In a country that still struggles against British colonialism towards reunification, catholic-inspired legislation restricting abortion access provides another front for feminists on the island of Ireland. Maeve O’Brien, who has experience of organizing on both sides of the colonial line, describes the many efforts carried out by activists towards reproductive freedom.
One night in May 2022, like heartbeats across the island of Ireland, mobile phones sprang to life with dormant WhatsApp groups jumping to the top of the conversation queues once more. I received one such notification myself, and, blurredly looking at the screen, could feel the exhumation of a collective national rage that had quietened during the COVID-19 pandemic and since the Repeal referendum of 2018.
These messages called reproductive justice activists to action, to once again protest the institutional intertwining of sexual and reproductive healthcare with the Catholic Church. In a plan staggeringly devoid of reflection, it was proposed by the Irish Government that the new National Maternity Hospital (NMH) should be built in Dublin on land rented to the government by the Sisters of Charity, a holy order founded in Ireland in 1815. Offering the government a lease for 299 years, the Catholic Church’s stake in sexual and reproductive healthcare would be felt for generations.
Less than 48 hours later, the issue was trending on Twitter under #MakeNMHOurs, and hundreds of activists and representatives from civic society were standing at the gates of Government Buildings demanding this actions to be ceased: the island was once again abuzz with feminist resistance.

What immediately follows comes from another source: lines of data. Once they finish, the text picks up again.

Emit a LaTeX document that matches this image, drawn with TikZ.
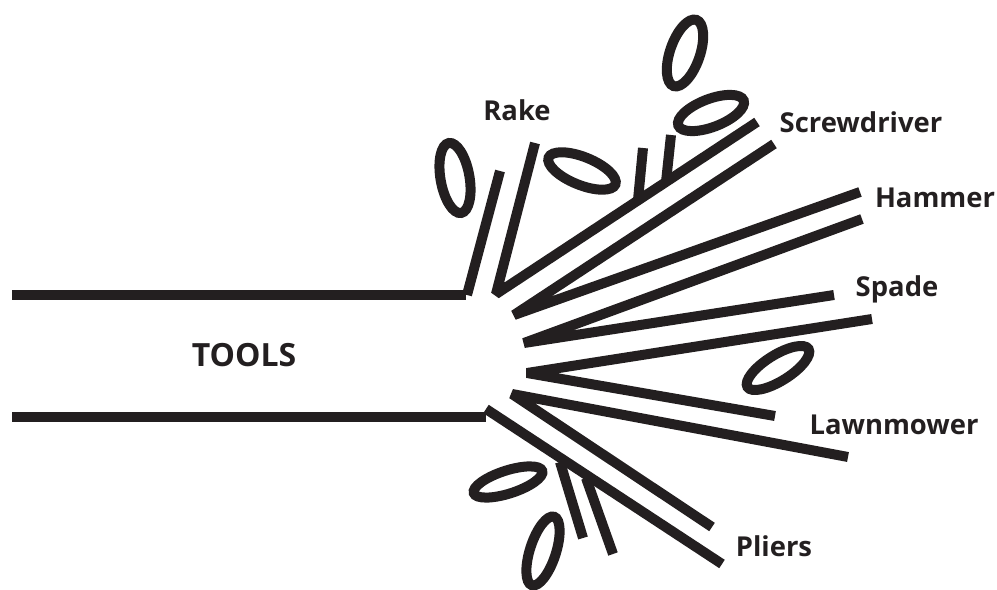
\documentclass[tikz,border=0pt]{standalone}
\usepackage{fontspec}
\setmainfont{Open Sans}
\usepackage{xcolor}
\usepackage{tikz}
\definecolor{ink}{HTML}{231F20}

\begin{document}
\begin{tikzpicture}[x=0.02cm,y=-0.02cm,
	tool/.style={line width=0.2cm,line join=bevel,ink},
	ring/.style={line width=0.2cm,ink},
	lbl/.style={font=\bfseries\fontsize{15.6}{18}\selectfont,anchor=base,inner sep=0pt,text=ink}]
	\useasboundingbox (0,0) rectangle (997,590);
	% hub points where two strokes meet
	\coordinate (v0) at (496,294);
	\coordinate (v1) at (514,315);
	\coordinate (v2) at (524,343);
	\coordinate (v3) at (527,373);
	\coordinate (v4) at (512,394);
	% handle
	\draw[tool] (12,295) -- (466,295);
	\draw[tool] (12,417) -- (486,417);
	\node[lbl,font=\bfseries\fontsize{18.2}{21}\selectfont] (tools) at (244,367) {TOOLS};
	% strokes fanning out
	\draw[tool] (467,295) -- (500,171);
	\draw[tool] (535,143) -- (v0) -- (757,122);
	\draw[tool] (774,144) -- (v1) -- (860,192);
	\draw[tool] (862,219) -- (v2) -- (834,295);
	\draw[tool] (872,319) -- (v3) -- (775,416);
	\draw[tool] (848,457) -- (v4) -- (712,527);
	\draw[tool] (486,409) -- (722,564);
	% short sticks
	\draw[tool] (638,200) -- (643,148);
	\draw[tool] (666,182) -- (671,135);
	\draw[tool] (560,462) -- (583,538);
	\draw[tool] (586,478) -- (613,554);
	% loops
	\draw[ring,rotate around={100:(455,178)}] (455,178) ellipse [x radius=35.5,y radius=14.5];
	\draw[ring,rotate around={71:(685,53)}] (685,53) ellipse [x radius=35,y radius=15];
	\draw[ring,rotate around={-22:(582,171)}] (582,171) ellipse [x radius=36,y radius=14];
	\draw[ring,rotate around={21:(711,113)}] (711,113) ellipse [x radius=35,y radius=14];
	\draw[ring,rotate around={32:(778,368)}] (778,368) ellipse [x radius=36,y radius=13];
	\draw[ring,rotate around={18:(508,482)}] (508,482) ellipse [x radius=36,y radius=11.5];
	\draw[ring,rotate around={72:(543,551)}] (543,551) ellipse [x radius=36,y radius=13];
	% labels
	\node[lbl] (rake) at (517,121) {Rake};
	\node[lbl] (screwdriver) at (861,133) {Screwdriver};
	\node[lbl] (hammer) at (935,208) {Hammer};
	\node[lbl] (spade) at (897,297) {Spade};
	\node[lbl] (lawnmower) at (894,435) {Lawnmower};
	\node[lbl] (pliers) at (774,557) {Pliers};
\end{tikzpicture}
\end{document}
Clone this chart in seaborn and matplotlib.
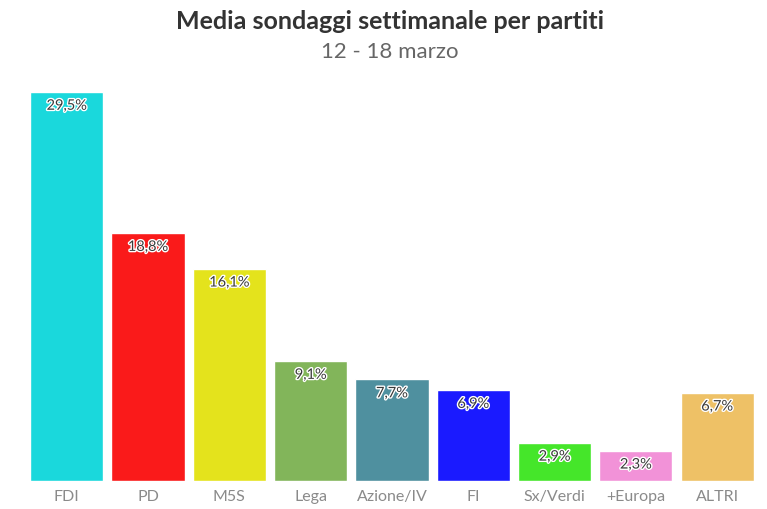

In post-Repeal Ireland, with two-thirds of the country having voted in favor of abortion rights by removing the archaic 1983 Eighth Amendment from the constitution—an amendment that equated the the right to life of the unborn to that of the pregnant person—it was anticipated that change would and should come quickly. However, paternalistic three-day waiting periods, lack of provision (particularly in rural areas), and restrictions post-12 weeks are still forcing pregnant people to travel to England to access abortion services there. So too, in the north of Ireland, the devolved unionist Health Minister Robin Swann has refused to commission abortion services, despite the decriminalization of abortion in this region in 2019. This means that between April 2021 and 2022, 367 people from the island of Ireland made the traumatizing journey to England during a global pandemic to seek an abortion that they should have access to at home.